DUBLIN, OHIO, SEPT. 27 -- Wrapped in the flags of their native lands, the European Ryder Cup team formed a can-can line on the 18th green of the Muirfield Village Golf Club today and danced to the music of an Ohio high school band. They kicked and swayed to celebrate the greatest hour, by far, in the history of European golf. And they sang and even cried as they celebrated the end of more than a half-century of United States golf dominance.

Sitting on a hillside watching the party was the U.S. team, captained by Jack Nicklaus; they looked at each other in stunned disbelief. Some of their eyes were wet, too. The impossible, the unthinkable, had befallen them. No conceivable embarrassment was spared the U.S. team as Europe won the Ryder Cup on U.S. soil for the first time in history, 15-13.
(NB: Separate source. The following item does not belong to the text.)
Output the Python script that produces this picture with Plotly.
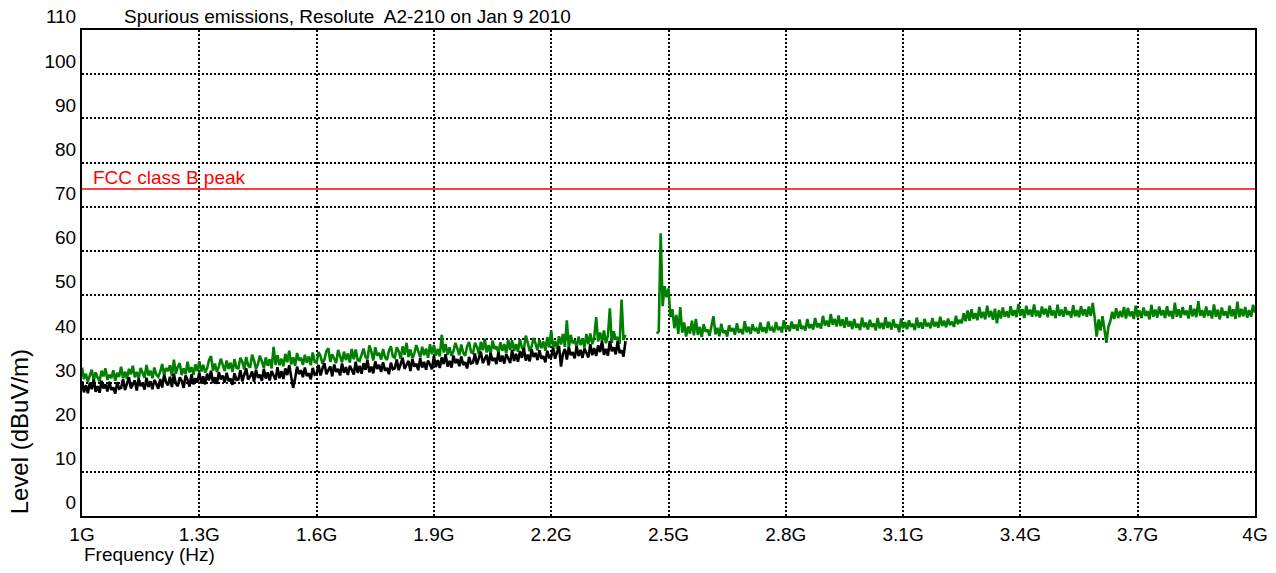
import plotly.graph_objects as go

# ---- data ----
title_text = "Spurious emissions, Resolute  A2-210 on Jan 9 2010"
x_tick_vals = [1.0, 1.3, 1.6, 1.9, 2.2, 2.5, 2.8, 3.1, 3.4, 3.7, 4.0]
x_tick_text = ["1G", "1.3G", "1.6G", "1.9G", "2.2G", "2.5G", "2.8G", "3.1G", "3.4G", "3.7G", "4G"]
y_tick_vals = [0, 10, 20, 30, 40, 50, 60, 70, 80, 90, 100, 110]

fcc_limit = 74.0
fcc_label = "FCC class B peak"

sweep_step = 0.005  # GHz
seg1_start = 1.00
seg2_start = 2.47

# green trace, 1.000 - 2.390 GHz
green_seg1 = [
    33.6, 31.0, 32.2, 30.4, 31.8, 33.1, 30.7, 32.5, 31.3, 30.5, 32.9, 31.6, 33.4, 30.8, 32.0, 31.2, 33.0, 30.6, 32.4, 31.5,
    33.8, 31.2, 32.7, 31.0, 33.3, 32.1, 34.0, 31.4, 32.6, 31.1, 33.5, 32.3, 31.3, 34.2, 31.8, 32.9, 31.2, 33.6, 32.0, 31.5,
    32.6, 34.4, 31.9, 33.5, 32.8, 34.1, 31.7, 35.4, 32.2, 33.8, 34.6, 31.9, 33.4, 32.1, 34.9, 32.5, 33.7, 31.9, 34.3, 32.8,
    35.0, 32.7, 34.2, 32.5, 33.4, 35.3, 36.2, 32.9, 34.5, 32.6, 33.8, 35.6, 34.0, 32.8, 35.2, 33.3, 34.7, 32.6, 35.5, 33.5,
    33.4, 35.8, 34.9, 33.2, 36.0, 34.1, 33.6, 36.5, 35.2, 33.3, 34.4, 36.3, 35.0, 33.5, 35.9, 34.0, 35.5, 33.4, 38.3, 34.2,
    36.4, 34.1, 35.6, 33.9, 36.7, 34.8, 37.4, 34.3, 35.9, 34.0, 36.9, 35.2, 35.8, 34.2, 36.5, 34.7, 36.1, 34.1, 37.0, 34.9,
    34.7, 37.1, 36.2, 34.5, 35.4, 37.3, 38.0, 34.9, 36.6, 35.7, 34.6, 37.6, 36.3, 34.8, 37.2, 35.3, 36.8, 34.7, 37.8, 35.5,
    37.7, 35.3, 35.1, 36.8, 37.9, 36.0, 35.5, 38.6, 37.2, 35.2, 38.2, 36.3, 36.9, 35.4, 37.8, 35.9, 35.3, 37.4, 38.4, 36.1,
    35.8, 38.2, 37.3, 35.6, 38.4, 36.5, 39.2, 36.0, 37.7, 35.7, 36.8, 38.7, 37.4, 35.9, 38.3, 36.4, 37.9, 35.8, 38.9, 36.6,
    38.7, 36.3, 37.8, 36.1, 41.0, 37.0, 38.9, 36.5, 38.2, 36.2, 37.3, 39.2, 37.9, 36.4, 38.8, 36.9, 36.3, 38.4, 39.4, 37.1,
    36.8, 39.2, 38.3, 36.6, 39.4, 37.5, 40.1, 37.0, 38.7, 36.7, 39.7, 37.8, 38.4, 36.9, 39.3, 37.4, 38.9, 36.8, 39.9, 37.6,
    39.8, 37.4, 38.9, 37.2, 40.0, 38.1, 37.6, 40.8, 39.3, 37.3, 38.4, 40.3, 39.0, 37.5, 39.9, 38.0, 39.5, 37.4, 40.5, 38.2,
    42.0, 38.1, 39.6, 37.9, 40.7, 38.8, 41.2, 38.3, 44.3, 38.0, 41.0, 39.1, 39.7, 38.2, 40.6, 38.7, 40.2, 38.1, 41.2, 38.9,
    41.3, 38.9, 40.4, 45.0, 39.5, 41.5, 39.6, 42.0, 39.1, 40.8, 47.0, 39.2, 41.8, 39.9, 40.5, 39.0, 49.0, 39.8, 41.0,
]

# green trace, 2.470 - 4.000 GHz
green_seg2 = [
    41.3, 41.8, 64.0, 47.5, 52.0, 49.5, 51.5, 45.0, 46.8, 42.5, 45.5, 41.2, 47.3, 41.5, 43.8, 40.6, 42.9, 41.3, 44.2, 40.9,
    44.6, 41.0, 42.8, 40.5, 43.4, 41.7, 42.2, 40.8, 43.1, 45.2, 41.1, 42.6, 40.7, 43.5, 41.4, 42.0, 40.6, 43.2, 41.8, 42.5,
    41.0, 43.6, 41.5, 42.3, 41.1, 44.1, 41.6, 42.8, 41.2, 43.4, 41.9, 42.4, 41.3, 43.8, 41.7, 42.7, 41.4, 44.0, 42.0, 42.6,
    41.6, 43.9, 42.1, 42.8, 41.5, 44.3, 42.2, 43.1, 41.8, 44.0, 42.4, 43.3, 41.9, 44.5, 42.3, 43.0, 42.0, 44.6, 42.5, 43.4,
    42.2, 44.8, 42.7, 43.6, 42.4, 45.3, 43.1, 44.2, 42.8, 45.7, 43.3, 44.6, 42.9, 45.4, 43.0, 44.5, 42.6, 45.0, 42.9, 44.1,
    42.3, 44.6, 42.6, 43.5, 42.1, 44.9, 42.7, 43.8, 42.2, 44.4, 42.8, 43.6, 42.0, 44.8, 42.5, 43.7, 42.3, 45.0, 42.6, 43.9,
    42.2, 44.5, 42.7, 43.4, 41.6, 44.7, 42.5, 43.9, 42.3, 44.3, 42.8, 43.5, 42.1, 44.9, 42.6, 43.8, 42.4, 44.6, 42.9, 43.7,
    42.5, 44.8, 42.9, 43.9, 42.6, 45.1, 43.0, 44.2, 42.7, 44.7, 43.2, 44.0, 42.8, 45.3, 43.4, 44.4, 43.6, 45.9, 44.1, 46.5,
    44.2, 46.8, 44.6, 45.9, 44.3, 47.3, 44.8, 46.2, 44.5, 47.6, 45.0, 46.4, 44.4, 46.9, 43.6, 46.6, 44.7, 47.2, 45.1, 46.3,
    44.9, 47.5, 45.3, 46.6, 45.0, 48.0, 45.4, 46.8, 44.8, 47.6, 45.5, 46.7, 45.1, 47.9, 45.2, 46.5, 44.9, 47.4, 45.6, 46.9,
    45.0, 47.6, 45.4, 46.5, 44.8, 47.8, 45.3, 46.7, 45.1, 47.3, 45.5, 46.4, 44.9, 47.7, 45.2, 46.6, 45.0, 47.5, 45.4, 46.8,
    45.1, 47.4, 45.3, 48.2, 44.9, 40.6, 44.5, 42.0, 45.2, 41.5, 39.2, 42.8, 44.1, 46.2, 44.6, 47.0, 44.8, 46.4, 45.0, 47.3,
    44.7, 47.1, 45.2, 46.3, 44.6, 47.6, 45.0, 46.5, 44.8, 47.2, 45.3, 46.4, 44.5, 47.8, 45.1, 46.7, 44.9, 47.4, 45.4, 46.6,
    44.8, 47.5, 45.2, 46.4, 44.6, 48.3, 45.1, 46.8, 44.9, 47.3, 45.5, 46.5, 44.7, 47.7, 45.2, 46.9, 45.0, 48.6, 45.3, 46.6,
    44.9, 47.4, 45.3, 46.5, 44.7, 47.9, 45.1, 46.7, 44.5, 47.2, 45.4, 46.3, 44.8, 47.6, 45.2, 46.8, 44.6, 48.5, 45.0, 46.9,
    45.2, 47.3, 44.9, 46.6, 45.1, 47.8, 46.0,
]

# black trace, 1.000 - 2.390 GHz
black_seg1 = [
    30.5, 28.0, 29.6, 27.8, 30.2, 28.7, 30.9, 28.1, 29.4, 27.9, 30.6, 28.9, 29.8, 28.2, 30.4, 28.5, 29.1, 27.7, 30.3, 28.8,
    29.0, 31.0, 28.5, 30.2, 31.4, 28.9, 29.7, 30.7, 28.4, 31.1, 29.4, 30.1, 28.6, 31.3, 29.2, 30.5, 28.7, 30.8, 29.9, 28.8,
    31.0, 29.1, 32.0, 30.3, 29.6, 31.5, 29.2, 32.2, 30.0, 29.4, 31.4, 30.6, 29.0, 31.8, 30.8, 29.3, 32.1, 29.8, 31.2, 30.2,
    32.5, 30.0, 31.6, 29.8, 32.2, 30.7, 32.9, 30.1, 31.4, 29.9, 32.6, 30.9, 31.8, 30.2, 32.4, 30.5, 31.1, 29.7, 32.3, 30.8,
    30.9, 33.0, 30.5, 32.2, 33.4, 30.9, 31.6, 32.7, 30.4, 33.1, 31.3, 32.0, 30.6, 33.3, 31.1, 32.5, 30.7, 32.8, 31.8, 30.8,
    33.7, 31.2, 32.8, 31.0, 33.4, 31.9, 34.1, 31.3, 29.0, 31.1, 33.8, 32.1, 33.0, 31.4, 33.6, 31.7, 32.3, 30.9, 33.5, 32.0,
    32.2, 34.2, 31.8, 33.4, 34.6, 32.1, 32.9, 33.9, 31.6, 34.3, 32.6, 33.3, 31.8, 34.5, 32.4, 33.7, 31.9, 34.0, 33.1, 32.0,
    34.9, 32.4, 34.0, 32.2, 34.6, 33.1, 35.3, 32.5, 33.8, 32.3, 35.0, 33.3, 34.2, 32.6, 34.8, 32.9, 33.5, 32.1, 34.7, 33.2,
    33.4, 35.4, 33.0, 34.6, 35.8, 33.3, 34.1, 35.1, 32.8, 35.5, 33.8, 34.5, 33.0, 35.7, 33.6, 34.9, 33.1, 35.2, 34.3, 33.2,
    36.2, 33.7, 35.3, 33.5, 35.9, 34.4, 36.6, 33.8, 35.1, 33.6, 36.3, 34.6, 35.5, 33.9, 36.1, 34.2, 34.8, 33.4, 36.0, 34.5,
    34.7, 36.8, 34.3, 36.0, 37.2, 34.6, 35.4, 36.5, 34.1, 36.9, 35.1, 35.8, 34.4, 37.1, 34.9, 36.3, 34.5, 36.6, 35.7, 34.6,
    37.6, 35.1, 36.7, 34.9, 37.3, 35.8, 38.0, 35.2, 36.5, 35.0, 37.7, 36.0, 36.9, 35.3, 37.5, 35.6, 36.2, 34.8, 37.4, 35.9,
    36.0, 38.1, 35.6, 37.3, 38.5, 33.8, 36.7, 37.8, 35.4, 38.2, 36.4, 37.1, 35.7, 38.4, 36.2, 37.6, 35.8, 37.9, 37.0, 35.9,
    38.9, 36.4, 38.0, 36.2, 38.6, 37.1, 39.6, 36.5, 37.8, 36.3, 39.6, 37.3, 38.2, 36.6, 39.6, 36.9, 37.5, 36.1, 39.6,
]


def sweep(start, values):
    return [round(start + sweep_step * i, 4) for i in range(len(values))]


green_x = sweep(seg1_start, green_seg1) + [None] + sweep(seg2_start, green_seg2)
green_y = green_seg1 + [None] + green_seg2
black_x = sweep(seg1_start, black_seg1)
black_y = black_seg1

FONT = "Liberation Sans, Arial, sans-serif"

fig = go.Figure()
fig.add_trace(go.Scatter(x=green_x, y=green_y, mode="lines",
                         line=dict(color="#008000", width=2.6),
                         connectgaps=False, showlegend=False, hoverinfo="skip"))
fig.add_trace(go.Scatter(x=black_x, y=black_y, mode="lines",
                         line=dict(color="#000000", width=2.6),
                         showlegend=False, hoverinfo="skip"))

fig.add_shape(type="line", xref="paper", x0=0, x1=1, yref="y", y0=fcc_limit, y1=fcc_limit,
              line=dict(color="#ff0000", width=1.5))

fig.add_annotation(text=fcc_label, xref="paper", x=0.0077, yref="y", y=fcc_limit + 2.7,
                   xanchor="left", yanchor="middle", showarrow=False,
                   font=dict(family=FONT, size=19, color="#ff0000"))

fig.add_annotation(text=title_text, xref="paper", x=0.034, yref="paper", y=1.027,
                   xanchor="left", yanchor="middle", showarrow=False,
                   font=dict(family=FONT, size=19, color="black"))

fig.add_annotation(text="Frequency (Hz)", xref="paper", x=0.0, yref="paper", y=-0.08,
                   xanchor="left", yanchor="middle", showarrow=False,
                   font=dict(family=FONT, size=19, color="black"))

fig.add_annotation(text="Level (dBuV/m)", xref="paper", x=-0.053, yref="paper", y=0.0,
                   xanchor="center", yanchor="bottom", textangle=-90, showarrow=False,
                   font=dict(family=FONT, size=24, color="black"))

grid_style = dict(showgrid=True, gridcolor="black", griddash="2px,2px", gridwidth=1.6,
                  showline=True, linecolor="black", linewidth=2, mirror=True,
                  ticks="", zeroline=False, automargin=False,
                  tickfont=dict(family=FONT, size=19, color="black"))

fig.update_xaxes(range=[1.0, 4.0], tickmode="array", tickvals=x_tick_vals,
                 ticktext=x_tick_text, **grid_style)
fig.update_yaxes(range=[0, 110], tickmode="array", tickvals=y_tick_vals,
                 ticklabelposition="outside top", **grid_style)

fig.update_layout(width=1276, height=573, autosize=False,
                  margin=dict(l=82, r=21, t=30, b=57),
                  paper_bgcolor="white", plot_bgcolor="white")

fig.write_html("out.html")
Over 60 years, the U.S. still holds a 21-5-1 Ryder advantage. Yet, Europe has now won the biennial event twice in a row -- another historic first. Fittingly, the best of the Europeans, Seve Ballesteros, sank the clinching putt, closing out the '87 PGA Tour money-list leader Curtis Strange on the 17th green.

"We're not frightened anymore. That's the key," said Europe's captain, Tony Jacklin. "This was the ultimate. . . . Magnificent. Wonderful, wonderful. . . . I'm the proudest man in Europe. . . . It's a dream is what it is . . . after having our brains beat out so often.

"I never thought I'd live to see golf played at the level it was played on Friday and Saturday. Today? I've never been so worried."

The U.S. team, led by match-play wins from Mark Calcavecchia, Payne Stewart, Scott Simpson, Tom Kite, Andy Bean and Lanny Wadkins, made a powerful late rush and almost pulled out one of the most remarkable comebacks in the history of world-class team golf. The United States began the day facing a 10 1/2 to 5 1/2 deficit, yet, late in the day, pulled to 12-11.

"They almost pulled it out," said Nicklaus. "But we did not win the 18th hole in any match and we lost the 18th in three crucial matches. That was the difference right there. . . . We just weren't as tough in the stretch as the European guys."

The week's goat was Ben Crenshaw, the only player to lose three matches and win nothing. His worst came last. In a fit of temper, he snapped his putter and had to putt on the last 12 holes with several clubs, from his 1-iron to a sand wedge. He still came to the 17th tee 1-up, then bogeyed the final two holes with wild drives and lost his match to obscure Irishman Eamonn Darcy, whose previous Ryder Cup record was 0-8-2. Darcy had been trusted to play in only one previous match.

"Ben feels as bad as anyone," said Nicklaus. "It may have cost him his match. And it may not. He was 3-down when it happened, then came back making {two} birdies with the 1-iron. I told him, 'Crenshaw, you don't need a putter. The way you putt, you'd be better than most guys with anything in your bag.' "

Larry Nelson was mouse-trapped into conceding the most important putt of the day to Bernhard Langer of West Germany. With Europe needing just a half-point to gain a tie and retain the Cup, Langer asked Nelson, "You wanna make it {the match} a tie?" as both faced short but ticklish par putts on the 18th. Amazingly, and incorrectly, Nelson agreed. America's last hope for victory was for Nelson to make his three-footer and Langer to miss his 30-incher.

"Larry thought that was the right thing to do and I accept that," said Nicklaus. "It was a proper gesture on Larry's part."

The most stunned U.S. players were Crenshaw, Dan Pohl and Larry Mize, all of whom fell to pieces on the 18th, handing their foes a half-point each. Pohl went rough to trap to trap and took double bogey to lose, 1-up, to Howard Clark. Mize and Crenshaw drove into the same fairway hazard, took penalty strokes and made bogeys. Thus, Sam Torrance gained a tie and Darcy an amazing win.

Had all three U.S. players simply parred the last hole, the United States would have won back the Cup, 14 1/2 to 13 1/2.